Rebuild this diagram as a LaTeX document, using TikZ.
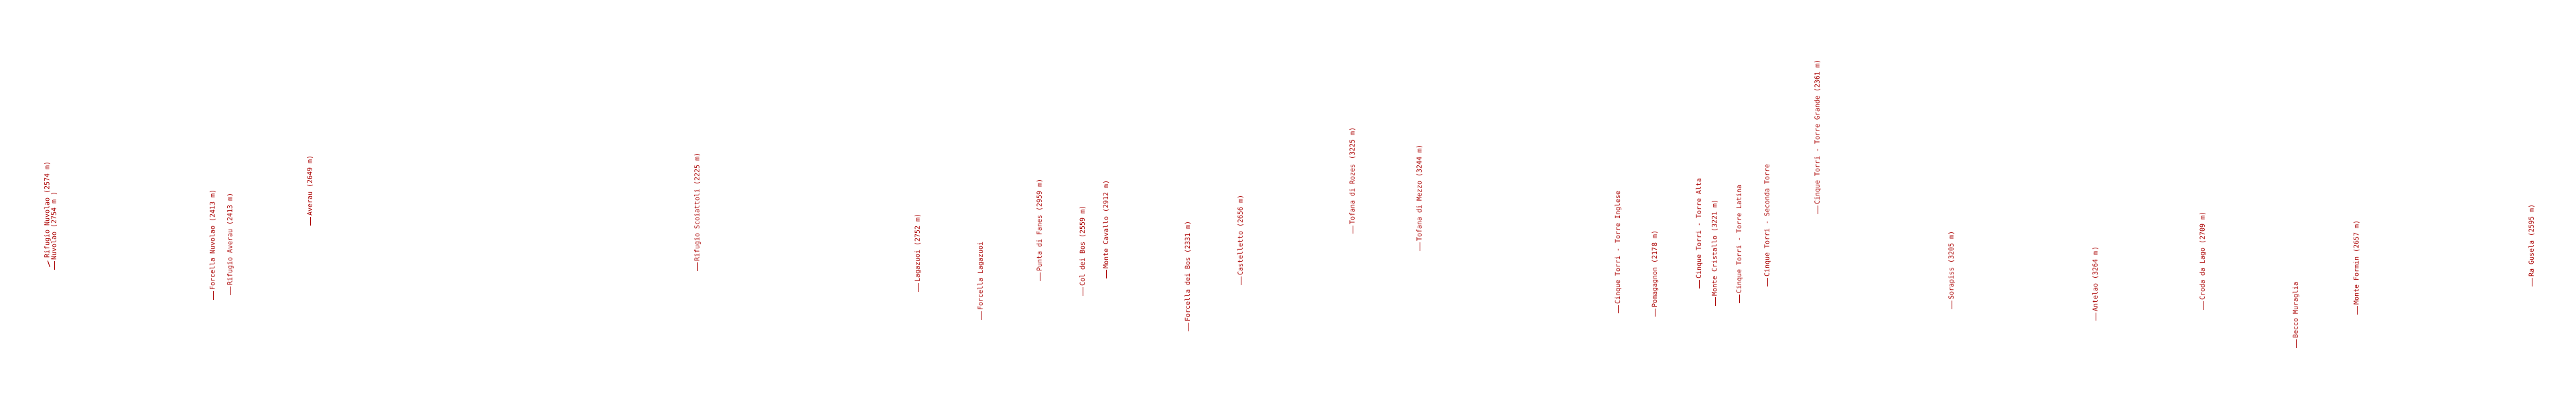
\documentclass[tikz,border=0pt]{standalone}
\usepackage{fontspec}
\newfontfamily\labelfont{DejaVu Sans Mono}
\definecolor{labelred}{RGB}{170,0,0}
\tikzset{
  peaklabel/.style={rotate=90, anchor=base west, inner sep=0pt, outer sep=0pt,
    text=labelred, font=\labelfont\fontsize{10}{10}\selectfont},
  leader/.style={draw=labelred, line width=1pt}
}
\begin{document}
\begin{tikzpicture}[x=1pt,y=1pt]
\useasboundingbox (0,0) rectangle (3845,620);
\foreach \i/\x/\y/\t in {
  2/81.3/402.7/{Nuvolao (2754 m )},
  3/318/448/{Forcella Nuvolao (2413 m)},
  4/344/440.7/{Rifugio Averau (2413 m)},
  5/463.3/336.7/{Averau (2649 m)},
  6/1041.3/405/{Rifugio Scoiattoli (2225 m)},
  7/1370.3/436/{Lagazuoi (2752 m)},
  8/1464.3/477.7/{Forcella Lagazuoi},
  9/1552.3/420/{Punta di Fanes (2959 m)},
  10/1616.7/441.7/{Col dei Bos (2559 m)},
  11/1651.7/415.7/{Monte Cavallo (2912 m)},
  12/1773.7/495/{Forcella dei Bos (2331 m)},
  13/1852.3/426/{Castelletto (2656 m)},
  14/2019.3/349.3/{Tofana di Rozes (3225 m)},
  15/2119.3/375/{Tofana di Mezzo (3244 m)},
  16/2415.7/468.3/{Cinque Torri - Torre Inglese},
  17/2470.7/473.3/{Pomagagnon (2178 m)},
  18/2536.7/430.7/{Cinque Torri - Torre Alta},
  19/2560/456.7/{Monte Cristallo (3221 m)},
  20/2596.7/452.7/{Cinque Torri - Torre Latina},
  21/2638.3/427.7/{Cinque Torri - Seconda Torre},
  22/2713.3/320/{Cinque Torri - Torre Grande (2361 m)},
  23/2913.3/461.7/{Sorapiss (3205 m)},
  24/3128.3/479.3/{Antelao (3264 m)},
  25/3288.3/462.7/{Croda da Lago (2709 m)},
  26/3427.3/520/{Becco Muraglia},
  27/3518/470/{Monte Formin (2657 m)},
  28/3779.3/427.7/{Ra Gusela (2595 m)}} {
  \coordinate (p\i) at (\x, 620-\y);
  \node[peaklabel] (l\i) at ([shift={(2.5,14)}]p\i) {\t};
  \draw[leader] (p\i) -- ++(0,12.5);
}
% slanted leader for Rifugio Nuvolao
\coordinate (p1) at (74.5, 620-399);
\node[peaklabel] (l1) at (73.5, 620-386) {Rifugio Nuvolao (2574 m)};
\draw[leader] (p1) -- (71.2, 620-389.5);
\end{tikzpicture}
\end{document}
- - - -
Direction: Repeat the data above exactly, but not the pictures.

Solution to this problem:
Rebuild this diagram as a LaTeX document, using TikZ.
\documentclass[tikz,border=0pt]{standalone}
\usepackage{fontspec}
\newfontfamily\labelfont{DejaVu Sans Mono}
\definecolor{labelred}{RGB}{170,0,0}
\tikzset{
  peaklabel/.style={rotate=90, anchor=base west, inner sep=0pt, outer sep=0pt,
    text=labelred, font=\labelfont\fontsize{10}{10}\selectfont},
  leader/.style={draw=labelred, line width=1pt}
}
\begin{document}
\begin{tikzpicture}[x=1pt,y=1pt]
\useasboundingbox (0,0) rectangle (3845,620);
\foreach \i/\x/\y/\t in {
  2/81.3/402.7/{Nuvolao (2754 m )},
  3/318/448/{Forcella Nuvolao (2413 m)},
  4/344/440.7/{Rifugio Averau (2413 m)},
  5/463.3/336.7/{Averau (2649 m)},
  6/1041.3/405/{Rifugio Scoiattoli (2225 m)},
  7/1370.3/436/{Lagazuoi (2752 m)},
  8/1464.3/477.7/{Forcella Lagazuoi},
  9/1552.3/420/{Punta di Fanes (2959 m)},
  10/1616.7/441.7/{Col dei Bos (2559 m)},
  11/1651.7/415.7/{Monte Cavallo (2912 m)},
  12/1773.7/495/{Forcella dei Bos (2331 m)},
  13/1852.3/426/{Castelletto (2656 m)},
  14/2019.3/349.3/{Tofana di Rozes (3225 m)},
  15/2119.3/375/{Tofana di Mezzo (3244 m)},
  16/2415.7/468.3/{Cinque Torri - Torre Inglese},
  17/2470.7/473.3/{Pomagagnon (2178 m)},
  18/2536.7/430.7/{Cinque Torri - Torre Alta},
  19/2560/456.7/{Monte Cristallo (3221 m)},
  20/2596.7/452.7/{Cinque Torri - Torre Latina},
  21/2638.3/427.7/{Cinque Torri - Seconda Torre},
  22/2713.3/320/{Cinque Torri - Torre Grande (2361 m)},
  23/2913.3/461.7/{Sorapiss (3205 m)},
  24/3128.3/479.3/{Antelao (3264 m)},
  25/3288.3/462.7/{Croda da Lago (2709 m)},
  26/3427.3/520/{Becco Muraglia},
  27/3518/470/{Monte Formin (2657 m)},
  28/3779.3/427.7/{Ra Gusela (2595 m)}} {
  \coordinate (p\i) at (\x, 620-\y);
  \node[peaklabel] (l\i) at ([shift={(2.5,14)}]p\i) {\t};
  \draw[leader] (p\i) -- ++(0,12.5);
}
% slanted leader for Rifugio Nuvolao
\coordinate (p1) at (74.5, 620-399);
\node[peaklabel] (l1) at (73.5, 620-386) {Rifugio Nuvolao (2574 m)};
\draw[leader] (p1) -- (71.2, 620-389.5);
\end{tikzpicture}
\end{document}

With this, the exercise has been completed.